Every week, the reporter Joe Klein writes a column for Time magazine. In October he opined, favourably, on Barack Obama's performance in the second presidential debate. A letter to the editor took exception to the editorial:
We read Joe Klein's "The Obama Surge" in my English class [Oct. 20]. We had heard about Klein's bias towards the Democrats, but this column took it too far. There was not a single complementary remark about McCain or a single negative one about Obama. Klein also noted that McCain seems awkward because of his physical impairments. This was insulting and, I believe, irrelevant to voters. McCain has sacrificed far more for his country than Klein ever will.
I admire the author for finding the time to write this letter between complaining about video game reviews on the internet.

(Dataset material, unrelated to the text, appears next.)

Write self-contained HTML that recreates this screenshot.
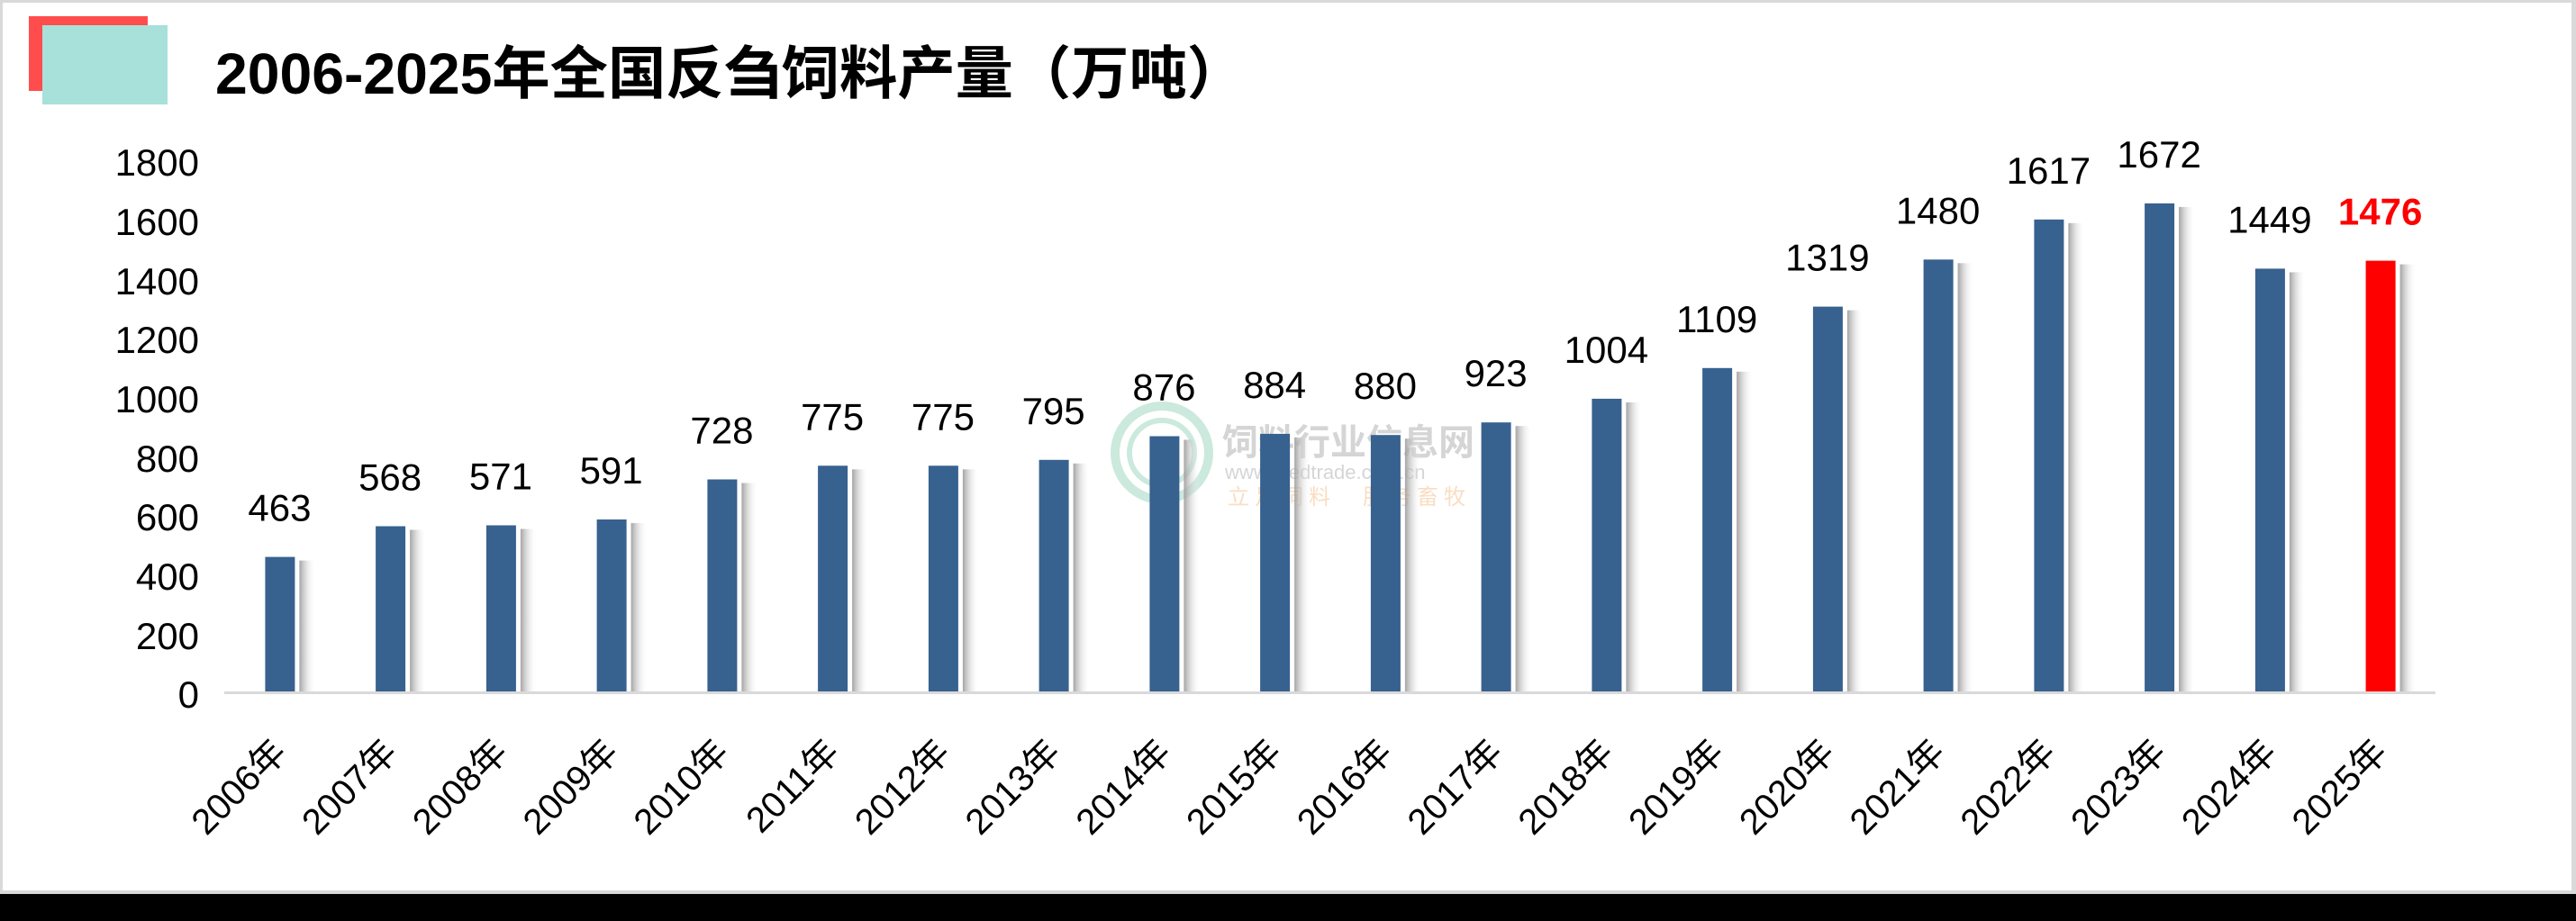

Imagine an opinion piece which discusses a recent game in terms that are unilaterally positive. The article focuses on one abstract element of the game, setting or atmosphere or art design or something. Whatever, it's a theme that really resonated with the author, who then wants to explore it in detail. While liberal in its praise, the piece is not exhaustive, and very intentionally doesn't mention any of the game's well-known flaws -- things like crashes, framerate issues and AI problems. Taking these alarming omissions into account, is this opinion piece ethically suspicious or merely irresponsible?
Apparently you present your evaluative thoughts on a game in any format more sophisticated than "played 3 hours of mirror's edge last night... like the music... combat sucks... more soon, xoxo" some people are going to equate it to a review. They view the article through the conventions of a review and bizarre standards of objectivity, impartiality and fairness as upheld by a constituency of impotent watchdogs. Where the original article was never supposed to be definitive, now people are reading it like it has pretensions towards being the final word on the matter. The expectation of a review is that it should cover all the good and bad points about a game, presumably in an objective, expedient and unpretentious style that educates the reader on whether or not to buy it. It should assess all the major areas: graphics, sound, story, fun, replayability. It should note all the bugs, loading times and sub-par animations. Even though those qualities are pretty irrelevant to your thesis if you want to write about the game from any perspective other than usability or hardware, the article described above still transforms from what you liked about the game to you very conspicuously leaving out everything bad about it. If everyone knows the game has a big crashing problem and that's not mentioned in the "review"? The publisher must have sent a whole truck of cocaine and hookers to explain that travesty of justice.
What about the piece has really been invalidated though? Its value as a consumer report? Maybe so if the problem in question was particularly egregious, but we're not even talking about actual reviews. Is the only thing gamers look for in any kind of critique product details? Are there really people who think the only possible purpose of criticism is to better inform the customer or the voter? I didn't think I wrote reviews anymore but apparently I still am writing someone else's shopping list. I don't understand exactly how appending your personal take on a game with some conventional wisdom about crashes is supposed to be helpful. Given the overwhelming tone of the piece, whose mind is that going to change anyway?
Maybe all these reviews and articles really should be written in the aggressively neutral, zero sum tones of a Wikipedia page's "critical response" section, something onto which anyone can project their preferences. Ideally, though, you want to write about games in interesting ways that engage readers regardless of whether they like the game, whether they've played the game or have any interest in the game. It should transcend basic responses to specific and technical points.
To offer a dissenting opinion, I don't believe anything I just wrote.